I recently traveled to Seattle. The last time I went, I did not arrange for US-based connectivity for my cell phone, so I was on roaming mode while updating Facebook, taking and uploading photos, and looking up information on the go. I got clobbered on my next phone bill. Well in advance of my more recent trip, I decided to prepare by signing up for a travel-friendly service.
Enter Roam Mobility. This Canada-based company provides mobile connectivity to Canadians traveling to the USA.
To use Roam Mobility, one must have a Roam Mobility SIM card. While this can be ordered from the company website, it is likely also available in local stores.
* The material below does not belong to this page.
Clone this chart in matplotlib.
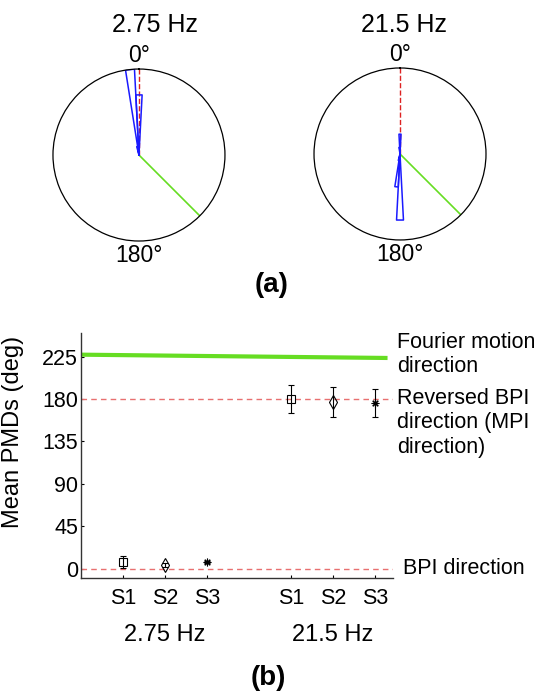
import numpy as np
import matplotlib
matplotlib.use("Agg")
import matplotlib.pyplot as plt
import matplotlib.transforms as mtransforms

plt.rcParams['font.family'] = ['Liberation Sans', 'DejaVu Sans']

# rose histograms (bin centres in deg, counts)
bin_width = 6
rose_centres_lo = [0, 6, 12]
rose_counts_lo = [7, 10, 1]
rose_rmax_lo = 10
rose_centres_hi = [0, 6, 168, 174, 180]
rose_counts_hi = [3, 1, 1, 5, 10]
rose_rmax_hi = 13
fourier_dir = 225
bpi_dir = 0

# mean PMDs
freq_labels = ['2.75 Hz', '21.5 Hz']
subject_labels = ['S1', 'S2', 'S3', 'S1', 'S2', 'S3']
x_pos = [1, 2, 3, 5, 6, 7]
pmd_mean = [7, 4, 7, 180, 177, 176]
pmd_err = [6, 2, 1, 15, 16, 15]
markers = ['s', 'd', (8, 2, 0), 's', 'd', (8, 2, 0)]
fourier_x = [0, 7.3]
fourier_y = [227, 223.5]
yticks = [0, 45, 90, 135, 180, 225]

fig = plt.figure(figsize=(5.4, 6.95), dpi=100)

green = '#66dd22'


def rose(rect, centres, counts, rmax, title, title_x):
    ax = fig.add_axes(rect, projection='polar')
    ax.set_theta_zero_location('N')
    ax.set_theta_direction(1)
    ax.set_rlim(0, rmax)
    ax.grid(False)
    ax.set_yticks([])
    ax.set_xticks([])
    ax.spines['polar'].set_linewidth(0.9)
    ax.plot(np.radians([bpi_dir, bpi_dir]), [0, rmax], '--', color='#dd2222', lw=1.0)
    ax.plot(np.radians([fourier_dir, fourier_dir]), [0, rmax], color=green, lw=1.2)
    for c, n in zip(centres, counts):
        t1 = np.radians(c - bin_width / 2)
        t2 = np.radians(c + bin_width / 2)
        ax.plot([t1, t1, t2, t2], [0, n, n, 0], color='#1a1aff', lw=1.1)
    # angle labels just outside the circle
    ax.text(0, rmax * 1.16, '0°', fontsize=16.5, ha='center', va='center', clip_on=False)
    ax.text(np.pi, rmax * 1.17, '180°', fontsize=16.5, ha='center', va='center', clip_on=False)
    fig.text(title_x, 1 - 25 / 695, title, fontsize=18, ha='center', va='center')
    return ax


rose([0.0981, 0.6532, 0.3185, 0.2475], rose_centres_lo, rose_counts_lo, rose_rmax_lo, freq_labels[0], 155 / 540)
rose([0.5815, 0.6547, 0.3185, 0.2475], rose_centres_hi, rose_counts_hi, rose_rmax_hi, freq_labels[1], 404 / 540)
fig.text(272 / 540, 1 - 285 / 695, '(a)', fontsize=20, fontweight='bold', ha='center', va='center')

# lower panel
ax = fig.add_axes([81 / 540, 1 - 578 / 695, 312 / 540, 245 / 695])
ax.set_xlim(0, 7.43)
ax.set_ylim(-10, 250)
for s in ['top', 'right']:
    ax.spines[s].set_visible(False)
for s in ['left', 'bottom']:
    ax.spines[s].set_linewidth(1.0)
    ax.spines[s].set_color('#333333')

ax.axhline(180, color='#e87070', ls='--', lw=1.0, dashes=(4, 3))
ax.axhline(0, color='#e87070', ls='--', lw=1.0, dashes=(4, 3))
ax.plot(fourier_x, fourier_y, color=green, lw=3, solid_capstyle='butt')

for x, m, e, mk in zip(x_pos, pmd_mean, pmd_err, markers):
    ax.errorbar(x, m, yerr=e, fmt='none', ecolor='black', elinewidth=0.8, capsize=2.5, capthick=0.8)
    size = 7.5 if mk == 'd' else (6 if mk == 's' else 5.5)
    ax.plot(x, m, marker=mk, ms=size, mfc='none', mec='black', mew=0.8, ls='none')

ax.set_yticks(yticks)
ax.set_xticks(x_pos)
ax.set_xticklabels(subject_labels)
ax.tick_params(direction='in', length=2, labelsize=15.5)
ax.tick_params(axis='x', pad=7)
ax.tick_params(axis='y', pad=2)
ax.set_ylabel('Mean PMDs (deg)', fontsize=17)
ax.yaxis.set_label_coords(-0.183, 0.596)

trans = mtransforms.blended_transform_factory(ax.transData, ax.transAxes)
ax.text(2, -0.232, freq_labels[0], transform=trans, fontsize=17, ha='center', va='center')
ax.text(6, -0.232, freq_labels[1], transform=trans, fontsize=17, ha='center', va='center')

ax.text(7.52, 227.4, 'Fourier motion\ndirection', fontsize=15.5, ha='left', va='center',
        linespacing=1.2, clip_on=False)
ax.text(7.52, 154.5, 'Reversed BPI\ndirection (MPI\ndirection)', fontsize=15.5, ha='left', va='center',
        linespacing=1.2, clip_on=False)
ax.text(7.67, 0, 'BPI direction', fontsize=15.5, ha='left', va='center', clip_on=False)

fig.text(268 / 540, 1 - 678 / 695, '(b)', fontsize=20, fontweight='bold', ha='center', va='center')

fig.savefig('out.png', dpi=100)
I was able to purchase one in London Drugs for $20. I then had to register the SIM on my Roam Mobility account:
With the SIM attached to my account, I then set up a service plan for the duration of my trip. The offerings are surprisingly inexpensive compared to the prices offered by the Canadian carriers – the comparisons are revealing. There are a number of overall plans available:
While I did not anticipate needing phone calls or text messages, there were no data-only options, so I selected the Talk+Text+Data option. The next view revealed specific options:
Fortunately, I was in Seattle for much of three days (over a weekend), so the 3-day option suited me. Selecting that, I was able to select my already-registered SIM to attach the service:
The option is provided to specify what days/times the service should span. The website notes that multiple plans can be set up consecutively for continuous service over a longer period, if needed.
I then went through the payment process which was straightforward. I purchased the SIM, created an account, and set up the service a few days in advance of the trip.
On arriving in Seattle, I took the cover off my phone, removed my normal SIM, and inserted the Roam Mobility SIM. There is then a little configuration to be done on the mobile device – Roam Mobility provides directions for common smartphone platforms. It’s really just a matter of updating the Access Point Name setting. I made sure to keep my normal SIM in a safe place during the trip; on my return home, I switched the SIMs again to go back to my regular service.
This was overall a straightforward process. The website provided enough information on how to make the network change when appropriate. The network was quick where there was good coverage, which applied to most parts of downtown Seattle that I passed through.
The primary caveat is that the phone must be unlocked so it will work with SIM cards from other carriers. I thought – assumed! – mine was already unlocked, so started my stay in Seattle with a phone that could not use the local network. Oops. Fortunately, my hotel had secure guest Wi-Fi, so I was able to purchase an unlock code and have my phone on the T-Mobile network the next morning. Once I got past that hurdle, all was good.
To sum, I had to purchase a SIM, purchase service for the weekend, and purchase an unlock code. Added up to more than I planned on, but the SIM and the unlock code are one-time purchases. In advance of a future trip, I can just use the same SIM and attach another service plan to it. Lesson learned: make sure the phone is unlocked before traveling!